Prompt »
Your task is to reproduce word for word the lines running from the line containing "Write the matplotlib code for this chart." to the line containing "plt.rcParams['font.family'] = ['Liberation", inclusive. Nothing else belongs in the answer.

--- start Data records ---

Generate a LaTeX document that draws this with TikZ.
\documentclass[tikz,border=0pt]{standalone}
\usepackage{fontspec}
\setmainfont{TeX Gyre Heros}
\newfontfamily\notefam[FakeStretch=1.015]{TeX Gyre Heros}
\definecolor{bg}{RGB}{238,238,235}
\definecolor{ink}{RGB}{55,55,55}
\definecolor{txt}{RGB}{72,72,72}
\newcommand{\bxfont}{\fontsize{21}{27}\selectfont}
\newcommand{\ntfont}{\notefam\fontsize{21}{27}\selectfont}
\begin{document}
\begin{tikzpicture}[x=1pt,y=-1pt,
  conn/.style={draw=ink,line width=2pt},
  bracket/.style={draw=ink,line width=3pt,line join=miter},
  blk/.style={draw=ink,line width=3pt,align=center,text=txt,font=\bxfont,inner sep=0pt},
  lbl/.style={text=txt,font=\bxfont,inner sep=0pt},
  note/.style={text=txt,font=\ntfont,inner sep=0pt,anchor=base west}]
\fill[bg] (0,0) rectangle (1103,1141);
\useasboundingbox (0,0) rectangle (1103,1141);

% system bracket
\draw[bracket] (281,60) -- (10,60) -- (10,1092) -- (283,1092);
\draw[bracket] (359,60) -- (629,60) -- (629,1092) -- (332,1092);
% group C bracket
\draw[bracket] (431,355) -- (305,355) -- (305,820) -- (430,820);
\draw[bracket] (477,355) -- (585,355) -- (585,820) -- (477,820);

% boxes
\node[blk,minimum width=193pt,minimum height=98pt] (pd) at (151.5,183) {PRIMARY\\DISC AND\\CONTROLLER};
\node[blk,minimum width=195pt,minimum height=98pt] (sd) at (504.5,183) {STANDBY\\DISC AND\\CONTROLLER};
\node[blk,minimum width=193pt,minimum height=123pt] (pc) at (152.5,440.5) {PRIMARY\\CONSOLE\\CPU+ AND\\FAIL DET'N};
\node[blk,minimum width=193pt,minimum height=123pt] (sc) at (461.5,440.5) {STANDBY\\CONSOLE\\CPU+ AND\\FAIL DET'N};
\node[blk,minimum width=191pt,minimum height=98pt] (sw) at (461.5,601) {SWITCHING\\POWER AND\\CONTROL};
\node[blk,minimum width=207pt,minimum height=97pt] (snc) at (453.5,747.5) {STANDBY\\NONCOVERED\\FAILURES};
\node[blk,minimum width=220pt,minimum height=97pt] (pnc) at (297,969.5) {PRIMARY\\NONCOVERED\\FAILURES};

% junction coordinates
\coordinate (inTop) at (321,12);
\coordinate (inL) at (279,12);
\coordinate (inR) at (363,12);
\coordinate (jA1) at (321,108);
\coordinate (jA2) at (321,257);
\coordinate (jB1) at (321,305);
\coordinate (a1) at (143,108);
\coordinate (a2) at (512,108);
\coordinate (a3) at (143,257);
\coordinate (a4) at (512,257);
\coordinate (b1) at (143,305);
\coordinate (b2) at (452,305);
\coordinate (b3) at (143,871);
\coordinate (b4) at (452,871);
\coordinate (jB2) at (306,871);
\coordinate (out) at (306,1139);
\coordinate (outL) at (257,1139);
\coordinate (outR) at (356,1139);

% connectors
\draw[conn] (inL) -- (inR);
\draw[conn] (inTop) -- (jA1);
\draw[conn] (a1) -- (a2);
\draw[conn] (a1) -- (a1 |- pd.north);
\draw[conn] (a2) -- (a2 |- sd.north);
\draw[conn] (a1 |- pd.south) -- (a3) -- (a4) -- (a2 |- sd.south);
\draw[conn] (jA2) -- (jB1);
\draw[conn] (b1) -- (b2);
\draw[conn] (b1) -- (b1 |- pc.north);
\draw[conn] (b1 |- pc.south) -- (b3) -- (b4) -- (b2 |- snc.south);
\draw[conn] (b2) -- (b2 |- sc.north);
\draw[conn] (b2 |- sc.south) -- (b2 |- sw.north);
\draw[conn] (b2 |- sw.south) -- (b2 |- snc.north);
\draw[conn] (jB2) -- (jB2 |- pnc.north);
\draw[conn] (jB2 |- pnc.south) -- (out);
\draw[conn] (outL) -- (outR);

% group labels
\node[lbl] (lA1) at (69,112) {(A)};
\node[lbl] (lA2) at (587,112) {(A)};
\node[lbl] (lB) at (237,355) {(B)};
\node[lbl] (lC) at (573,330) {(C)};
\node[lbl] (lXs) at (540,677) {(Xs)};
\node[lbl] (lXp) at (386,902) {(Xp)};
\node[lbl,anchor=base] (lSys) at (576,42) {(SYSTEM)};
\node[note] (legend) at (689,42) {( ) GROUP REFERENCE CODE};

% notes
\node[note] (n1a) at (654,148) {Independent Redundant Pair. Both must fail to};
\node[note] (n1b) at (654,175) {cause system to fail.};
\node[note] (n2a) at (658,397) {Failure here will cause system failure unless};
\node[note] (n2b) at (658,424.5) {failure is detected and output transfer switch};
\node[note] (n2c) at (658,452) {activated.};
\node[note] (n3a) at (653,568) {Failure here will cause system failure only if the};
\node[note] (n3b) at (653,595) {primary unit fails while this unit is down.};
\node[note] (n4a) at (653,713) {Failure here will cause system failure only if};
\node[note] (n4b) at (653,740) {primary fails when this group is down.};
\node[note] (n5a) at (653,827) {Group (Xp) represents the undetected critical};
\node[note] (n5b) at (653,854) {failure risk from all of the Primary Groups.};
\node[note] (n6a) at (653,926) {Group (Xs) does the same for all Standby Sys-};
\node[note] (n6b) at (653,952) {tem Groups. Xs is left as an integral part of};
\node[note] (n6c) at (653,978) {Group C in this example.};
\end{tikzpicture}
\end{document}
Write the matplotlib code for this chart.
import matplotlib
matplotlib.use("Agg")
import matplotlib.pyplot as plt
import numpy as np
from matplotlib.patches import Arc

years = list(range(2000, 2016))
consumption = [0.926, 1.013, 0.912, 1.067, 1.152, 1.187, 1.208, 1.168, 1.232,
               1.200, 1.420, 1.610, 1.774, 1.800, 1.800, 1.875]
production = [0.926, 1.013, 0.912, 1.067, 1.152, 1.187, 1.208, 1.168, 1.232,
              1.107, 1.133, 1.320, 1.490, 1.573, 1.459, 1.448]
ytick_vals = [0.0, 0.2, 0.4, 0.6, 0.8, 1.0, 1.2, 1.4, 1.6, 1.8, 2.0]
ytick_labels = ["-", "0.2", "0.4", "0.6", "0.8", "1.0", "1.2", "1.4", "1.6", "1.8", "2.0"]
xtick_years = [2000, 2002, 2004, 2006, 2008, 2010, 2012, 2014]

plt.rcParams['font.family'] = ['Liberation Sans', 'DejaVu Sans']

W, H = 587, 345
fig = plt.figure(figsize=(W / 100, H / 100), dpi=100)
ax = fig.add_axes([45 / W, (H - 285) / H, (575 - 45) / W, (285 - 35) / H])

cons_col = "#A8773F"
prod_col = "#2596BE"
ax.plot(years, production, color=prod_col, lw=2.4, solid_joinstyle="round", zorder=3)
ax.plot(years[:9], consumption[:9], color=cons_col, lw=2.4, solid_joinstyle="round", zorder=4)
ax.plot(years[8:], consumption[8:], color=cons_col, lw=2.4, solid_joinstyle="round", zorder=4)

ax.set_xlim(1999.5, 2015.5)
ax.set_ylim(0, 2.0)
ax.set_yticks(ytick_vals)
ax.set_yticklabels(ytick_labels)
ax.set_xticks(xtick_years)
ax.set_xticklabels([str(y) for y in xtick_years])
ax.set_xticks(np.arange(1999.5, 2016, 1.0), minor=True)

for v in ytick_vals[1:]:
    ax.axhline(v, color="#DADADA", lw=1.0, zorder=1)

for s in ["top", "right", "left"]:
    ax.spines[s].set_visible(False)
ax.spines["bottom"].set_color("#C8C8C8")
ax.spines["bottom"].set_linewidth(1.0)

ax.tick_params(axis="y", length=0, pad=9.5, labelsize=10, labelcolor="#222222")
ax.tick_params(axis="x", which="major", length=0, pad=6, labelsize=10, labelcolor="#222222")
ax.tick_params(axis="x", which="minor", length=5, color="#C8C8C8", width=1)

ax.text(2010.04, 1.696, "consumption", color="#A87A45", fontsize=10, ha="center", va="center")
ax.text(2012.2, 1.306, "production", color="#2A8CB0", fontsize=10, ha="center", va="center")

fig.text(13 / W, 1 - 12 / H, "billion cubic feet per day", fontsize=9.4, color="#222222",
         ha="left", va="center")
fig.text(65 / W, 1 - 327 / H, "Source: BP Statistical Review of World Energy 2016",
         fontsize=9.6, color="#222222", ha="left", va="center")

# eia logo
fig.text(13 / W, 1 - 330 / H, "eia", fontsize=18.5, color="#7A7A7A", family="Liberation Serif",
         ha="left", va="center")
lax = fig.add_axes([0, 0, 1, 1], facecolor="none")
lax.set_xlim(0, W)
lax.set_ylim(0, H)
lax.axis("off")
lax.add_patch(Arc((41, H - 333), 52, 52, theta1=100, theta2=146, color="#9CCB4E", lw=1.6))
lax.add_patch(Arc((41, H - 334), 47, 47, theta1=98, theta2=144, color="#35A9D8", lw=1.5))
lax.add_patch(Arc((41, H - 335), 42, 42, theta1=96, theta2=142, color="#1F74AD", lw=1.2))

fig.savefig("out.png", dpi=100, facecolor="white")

--- end Data records ---

Solution below »
Write the matplotlib code for this chart.
import matplotlib
matplotlib.use("Agg")
import matplotlib.pyplot as plt
import numpy as np
from matplotlib.patches import Arc

years = list(range(2000, 2016))
consumption = [0.926, 1.013, 0.912, 1.067, 1.152, 1.187, 1.208, 1.168, 1.232,
               1.200, 1.420, 1.610, 1.774, 1.800, 1.800, 1.875]
production = [0.926, 1.013, 0.912, 1.067, 1.152, 1.187, 1.208, 1.168, 1.232,
              1.107, 1.133, 1.320, 1.490, 1.573, 1.459, 1.448]
ytick_vals = [0.0, 0.2, 0.4, 0.6, 0.8, 1.0, 1.2, 1.4, 1.6, 1.8, 2.0]
ytick_labels = ["-", "0.2", "0.4", "0.6", "0.8", "1.0", "1.2", "1.4", "1.6", "1.8", "2.0"]
xtick_years = [2000, 2002, 2004, 2006, 2008, 2010, 2012, 2014]

plt.rcParams['font.family'] = ['Liberation Sans', 'DejaVu Sans']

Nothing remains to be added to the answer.